Local historian brings ghost walk to life as part of special tour to celebrate Halloween

Belfast’s spooky history

By Paul Ainsworth

AS October brings an early dusk to the streets of Belfast, the narrow alleys and wynds that intersect the city centre take on a dark hue, and come alive with the bloody tales of the tortured undead, ghoulish bodysnatchers, and murderous butchery.

Yes, such an introduction can only mean one thing, the Halloween season is creeping upon us once again, and with the darker evenings drawing in, the darker side of old Belfast comes alive, with the “Halloween special” Belfast Ghost Walks, run by full-time tour guide and history buff Richard Cobb.

The Glengormley native has always had a taste for the macabre, and is one of Ireland’s foremost “ripperologists”, with a passion for the crimes of one Jack the Ripper in the foggy, gaslit streets of Victorian London.

However, having undertaken ghost tours in famous “haunted” cities, from gothic Edinburgh to murky York, he knew that gruesome titbits from Belfast’s own bloody pre-Troubles history could make a chilling tour for those brave enough to follow Richard and his colleagues through the warrens of the ‘old town’.

“We actually run tours all year round, but come Halloween, demand increases, so we make the tour longer and more dramatic for those who come along,” said Richard Cobb.

“I saw a gap in the market and set things up; it’s a clever and fun way of telling local history, and some of the ghoulish legends that emerge from it.”

The tour features such horror as the hanging of United Irishman Henry Joy McCracken in 1798, whose neck snapped on High Street. Yet in true bloodcurdling Belfast lore, the rebellious patriot was not finished with his message to the city’s citizens.

“There used to be a tale of how the ghost of Henry, in period clothing, was witnessed wandering eerily about by shoppers,” Richard continues.

“Belfast has some very old pubs as well, which feature on the tour, and we regularly get people catching ghostly orbs on cameras outside two of them – the Deer’s Head, and the Morning Star. We know that a workman once fled the Deer’s Head one night, vowing never to return on his own after dark, and was too frightened to reveal what he had seen.”

As the saying goes, you should be more afraid of the living than the dead, and the tours recount the dastardly deeds of merciless killers and real life bodysnatchers, who once prowled the historic Clifton Street Cemetery, looking for fresh corpses to unearth and sell for ill-gotten gains.

“They would creep in under cover of darkness, using wooden shovels to muffle the sound of their digging in the clammy earth.

“The corpses often weren’t buried that deep, and they would remove the head to get the hair, which could be sold for wigs, and the teeth, which in Victorian times fetched a handsome price, as most dentures then were made of wood, and so real teeth were very valuable.”

The bodies were then smuggled from the misty Belfast dockyards in barrels of brine, for medical autopsy use in Britain, and the world’s most famous bodysnatchers also have Belfast connections, despite committing their foulest deeds in the cobbled laneways of Edinburgh.

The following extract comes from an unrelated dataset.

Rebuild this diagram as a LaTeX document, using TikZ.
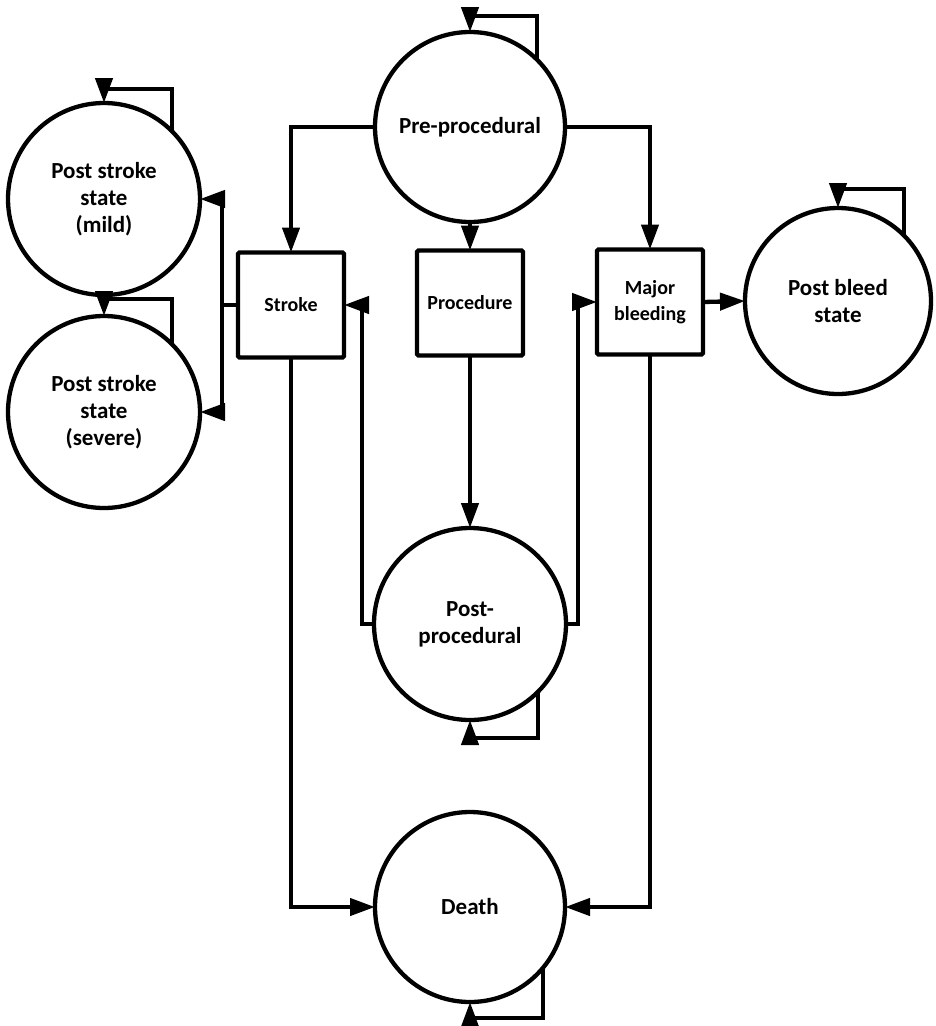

“Burke and Hare were both from the North of Ireland, and while Burke was hung for the murders the pair committed, Hare testified in return for his life, and when he was released from jail he disappeared off the face of the earth.

“However, rumours circulated he secretly returned to Belfast, and maybe even continued his vile crimes,” Richard added.

Being a ripper fan, Richard runs tours in London’s Whitechapel area, where the anonymous killer plied his bloody trade and even claims an interesting local link to history’s most infamous unsolved murders, which he regales to trembling participants in the dark of Belfast.

“In 1888, an Englishman man named John Foster was arrested in Belfast’s Memel Street on suspicion of being connected with the ripper murders. It remains a mystery as to why he came to the attention of police.

“He was held for several weeks before being released, whereupon he disappeared.

“A theory exists that Jack was a travelling sailor, who was never caught because he fled London after each crime.

“This man was a suspect, and we could have had Jack the Ripper himself walking the streets of Belfast.”